The “Understanding and Responding to Distributed Denial-of-Service Attacks” guide aims to help network defenders and leaders understand, prevent, and resolve DDoS attacks, which lead to a loss of organization time, money, and reputational damage.

Before a DDoS attack, organizations should identify critical assets and services, understand how users connect to networks, and enroll in a DDoS protection service.

By identifying services that may be exposed to the public internet and the disparate ways your user base connects to networks, organizations can implement ways to mitigate disruption.
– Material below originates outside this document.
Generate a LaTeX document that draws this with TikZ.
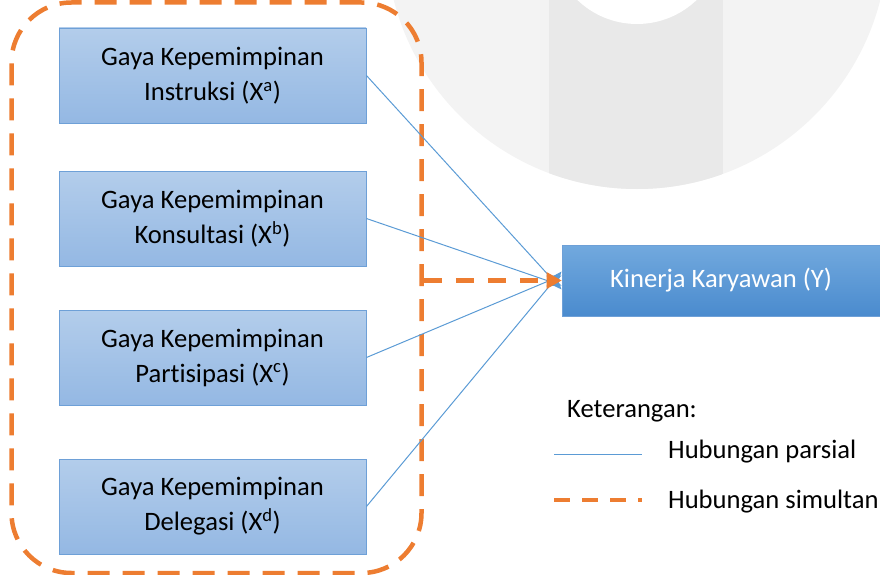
\documentclass[tikz,border=0pt]{standalone}
\usepackage{fontspec}
\setmainfont{Carlito}[Ligatures=NoCommon]
\usetikzlibrary{arrows.meta}
\definecolor{wmring}{HTML}{F3F3F3}
\definecolor{wmband}{HTML}{E9E9E9}
\definecolor{boxtop}{HTML}{B3CDEB}
\definecolor{boxbot}{HTML}{94B8E3}
\definecolor{boxline}{HTML}{6EA0D7}
\definecolor{ytop}{HTML}{72A9DE}
\definecolor{ybot}{HTML}{4A8BCE}
\definecolor{orng}{HTML}{ED7D31}
\definecolor{blu}{HTML}{5B9BD5}
\tikzset{
  xbox/.style={draw=boxline, line width=0.9pt, top color=boxtop, bottom color=boxbot,
    minimum width=307pt, minimum height=95pt, align=center, inner sep=0pt,
    font=\fontsize{26.6}{35}\selectfont},
  ybox/.style={draw=boxline, line width=0.9pt, top color=ytop, bottom color=ybot,
    minimum width=318pt, minimum height=71pt, align=center, inner sep=0pt,
    text=white, font=\fontsize{26.6}{35}\selectfont},
  partial/.style={draw=blu, line width=1pt, -{Triangle[length=14pt,width=11pt]}},
  simul/.style={draw=orng, line width=4.5pt, dash pattern=on 18pt off 14pt},
  grpbox/.style={draw=orng, line width=4.5pt, dash pattern=on 22pt off 13pt,
    rounded corners=60pt, minimum width=410pt, minimum height=570.5pt, inner sep=0pt},
  legtext/.style={anchor=base west, inner sep=0pt, font=\fontsize{26.6}{35}\selectfont}
}
\begin{document}
\begin{tikzpicture}[x=1pt,y=-1pt]
\useasboundingbox (0,0) rectangle (880,575);
% faint watermark
\begin{scope}
  \clip (0,0) rectangle (880,575);
  \fill[wmring] (637,-62) circle[radius=251];
  \begin{scope}
    \clip (637,-62) circle[radius=251];
    \fill[wmband] (549,-320) rectangle (723,200);
  \end{scope}
  \fill[white] (637,-62) circle[radius=86];
\end{scope}
% group border
\node[grpbox] (grp) at (216.5,287.75) {};
% boxes
\node[xbox] (xa) at (212.5,75.5) {Gaya Kepemimpinan\\Instruksi (X\textsuperscript{a})};
\node[xbox] (xb) at (212.5,218.5) {Gaya Kepemimpinan\\Konsultasi (X\textsuperscript{b})};
\node[xbox] (xc) at (212.5,357.5) {Gaya Kepemimpinan\\Partisipasi (X\textsuperscript{c})};
\node[xbox] (xd) at (212.5,506.5) {Gaya Kepemimpinan\\Delegasi (X\textsuperscript{d})};
\node[ybox] (y) at (721,280.5) {Kinerja Karyawan (Y)};
% arrow end points
\coordinate (ya) at ([yshift=-9pt]y.west);
\coordinate (yb) at ([yshift=-5pt]y.west);
\coordinate (yc) at ([yshift=5pt]y.west);
\coordinate (yd) at ([yshift=9pt]y.west);
\draw[partial] (xa.east) -- (ya);
\draw[partial] (xb.east) -- (yb);
\draw[partial] (xc.east) -- (yc);
\draw[partial] (xd.east) -- (yd);
% simultaneous
\coordinate (gs) at (grp.east |- y.west);
\draw[simul] (gs) -- ([xshift=-14pt]y.west);
\fill[orng] (y.west) -- ++(-15,-8.5) -- ++(0,17) -- cycle;
% legend
\node[legtext] (ket) at (567,417) {Keterangan:};
\node[legtext] (lp) at (668,458) {Hubungan parsial};
\node[legtext] (ls) at (668,508) {Hubungan simultan};
\coordinate (lpa) at (554,454);
\coordinate (lpb) at (642,454);
\coordinate (lsa) at (554,500);
\coordinate (lsb) at (642,500);
\draw[draw=blu, line width=1pt] (lpa) -- (lpb);
\draw[draw=orng, line width=4.5pt, dash pattern=on 16pt off 12pt] (lsa) -- (lsb);
\end{tikzpicture}
\end{document}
Additionally, the government agencies recommended that organizations engage with internet service provider (ISP) and cloud service providers, understand dedicated edge network defenses, review system/network design, develop an organization DDoS response plan, and others.

If a potential attack occurred, the primary signs would include network latency, sluggish performance, usually high network traffic, or inability to access websites.
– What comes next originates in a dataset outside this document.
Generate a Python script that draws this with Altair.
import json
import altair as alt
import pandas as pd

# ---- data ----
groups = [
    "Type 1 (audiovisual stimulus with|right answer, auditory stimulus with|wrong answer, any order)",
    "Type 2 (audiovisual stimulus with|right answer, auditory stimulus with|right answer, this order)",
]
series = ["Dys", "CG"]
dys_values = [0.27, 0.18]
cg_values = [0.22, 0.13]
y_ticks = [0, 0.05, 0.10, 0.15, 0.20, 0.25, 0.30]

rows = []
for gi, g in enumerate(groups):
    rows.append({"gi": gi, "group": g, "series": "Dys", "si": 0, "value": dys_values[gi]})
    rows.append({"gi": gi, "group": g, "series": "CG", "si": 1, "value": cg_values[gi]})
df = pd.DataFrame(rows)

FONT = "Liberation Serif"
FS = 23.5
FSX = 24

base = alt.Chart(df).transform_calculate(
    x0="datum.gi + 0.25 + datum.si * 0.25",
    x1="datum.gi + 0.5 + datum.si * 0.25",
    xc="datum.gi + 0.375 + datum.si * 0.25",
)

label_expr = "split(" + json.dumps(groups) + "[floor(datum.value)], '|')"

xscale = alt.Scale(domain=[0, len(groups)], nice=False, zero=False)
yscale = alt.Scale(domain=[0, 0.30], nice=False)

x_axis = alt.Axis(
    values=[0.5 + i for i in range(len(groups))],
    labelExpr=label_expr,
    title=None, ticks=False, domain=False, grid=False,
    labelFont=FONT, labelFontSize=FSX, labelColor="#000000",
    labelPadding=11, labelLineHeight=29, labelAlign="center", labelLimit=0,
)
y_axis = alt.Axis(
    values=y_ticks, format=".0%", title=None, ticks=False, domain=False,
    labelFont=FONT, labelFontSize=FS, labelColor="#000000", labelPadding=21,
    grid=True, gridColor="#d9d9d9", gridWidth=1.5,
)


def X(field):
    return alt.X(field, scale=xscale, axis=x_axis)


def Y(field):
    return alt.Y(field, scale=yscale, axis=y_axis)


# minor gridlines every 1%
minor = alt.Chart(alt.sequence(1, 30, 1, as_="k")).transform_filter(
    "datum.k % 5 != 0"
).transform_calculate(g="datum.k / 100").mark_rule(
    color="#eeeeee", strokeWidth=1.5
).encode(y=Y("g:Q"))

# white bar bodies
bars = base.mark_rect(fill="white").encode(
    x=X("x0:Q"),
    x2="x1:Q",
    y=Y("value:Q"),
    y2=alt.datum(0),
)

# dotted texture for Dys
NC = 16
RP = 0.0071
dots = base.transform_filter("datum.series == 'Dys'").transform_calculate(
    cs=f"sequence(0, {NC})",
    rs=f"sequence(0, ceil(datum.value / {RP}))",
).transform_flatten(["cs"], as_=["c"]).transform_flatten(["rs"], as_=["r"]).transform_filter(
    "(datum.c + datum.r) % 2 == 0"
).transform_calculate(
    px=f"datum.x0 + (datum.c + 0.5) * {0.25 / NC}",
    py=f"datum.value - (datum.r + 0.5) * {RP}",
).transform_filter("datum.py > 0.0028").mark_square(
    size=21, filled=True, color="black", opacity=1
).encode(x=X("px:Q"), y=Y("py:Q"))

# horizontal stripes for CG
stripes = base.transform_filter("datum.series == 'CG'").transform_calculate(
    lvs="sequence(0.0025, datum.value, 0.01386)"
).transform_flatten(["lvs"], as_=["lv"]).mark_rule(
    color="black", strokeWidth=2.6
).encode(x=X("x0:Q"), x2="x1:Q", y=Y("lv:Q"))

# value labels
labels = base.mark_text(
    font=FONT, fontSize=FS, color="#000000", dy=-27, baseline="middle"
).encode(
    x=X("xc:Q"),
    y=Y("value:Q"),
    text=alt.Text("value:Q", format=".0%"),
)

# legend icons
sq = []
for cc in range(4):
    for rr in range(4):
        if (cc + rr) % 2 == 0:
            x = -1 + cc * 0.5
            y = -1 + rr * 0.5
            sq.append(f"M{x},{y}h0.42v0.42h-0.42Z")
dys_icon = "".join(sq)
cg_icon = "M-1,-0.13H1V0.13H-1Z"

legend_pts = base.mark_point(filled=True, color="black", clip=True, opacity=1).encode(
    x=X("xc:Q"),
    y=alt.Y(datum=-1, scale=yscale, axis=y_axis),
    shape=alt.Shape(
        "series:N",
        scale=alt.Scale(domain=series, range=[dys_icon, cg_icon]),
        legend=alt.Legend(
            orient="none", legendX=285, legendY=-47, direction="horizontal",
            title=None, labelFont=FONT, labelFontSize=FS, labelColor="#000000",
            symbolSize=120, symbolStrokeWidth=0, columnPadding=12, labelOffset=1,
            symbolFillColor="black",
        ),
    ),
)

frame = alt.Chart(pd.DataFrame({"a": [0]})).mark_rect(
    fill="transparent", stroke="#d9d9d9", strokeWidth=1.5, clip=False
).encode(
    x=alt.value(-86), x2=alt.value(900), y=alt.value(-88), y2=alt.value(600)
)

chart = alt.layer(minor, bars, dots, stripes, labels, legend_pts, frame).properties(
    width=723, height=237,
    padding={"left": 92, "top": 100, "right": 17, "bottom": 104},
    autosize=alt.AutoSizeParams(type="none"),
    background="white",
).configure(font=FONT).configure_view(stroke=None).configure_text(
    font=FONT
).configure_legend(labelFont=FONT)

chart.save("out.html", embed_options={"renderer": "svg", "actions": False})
For agencies experiencing a DDoS attack, the guide recommends organizations to contact the appropriate technical professionals such as ISP, to gain a greater grasp of the attack and get DDoS threat actors blocked.

“Contact your ISP to determine if there is an outage on their end or if their network is the target of the attack, and you are an indirect victim,” the government agencies stated. “They may be able to advise you on an appropriate course of action. Communicate the findings and work with service providers to better understand the attack.”

Organizations should also monitor other network assets as DDoS attacks often use the initial attack to deflect away from their intended target.

Lastly, targeted organizations should provide an attacking IP address to ISP, enable a firewall and deny Network Time Protocol (NTP) monlist request traffic to reduce the opportunity of being a reflector of future DDoS attacks.

The government agencies identified three guidelines for organizations after a DDoS incident. The guidelines urge DDoS victims to monitor other networks for a secondary attack, update the DDoS response plan, and create a baseline of regular network activity to pinpoint future attacks.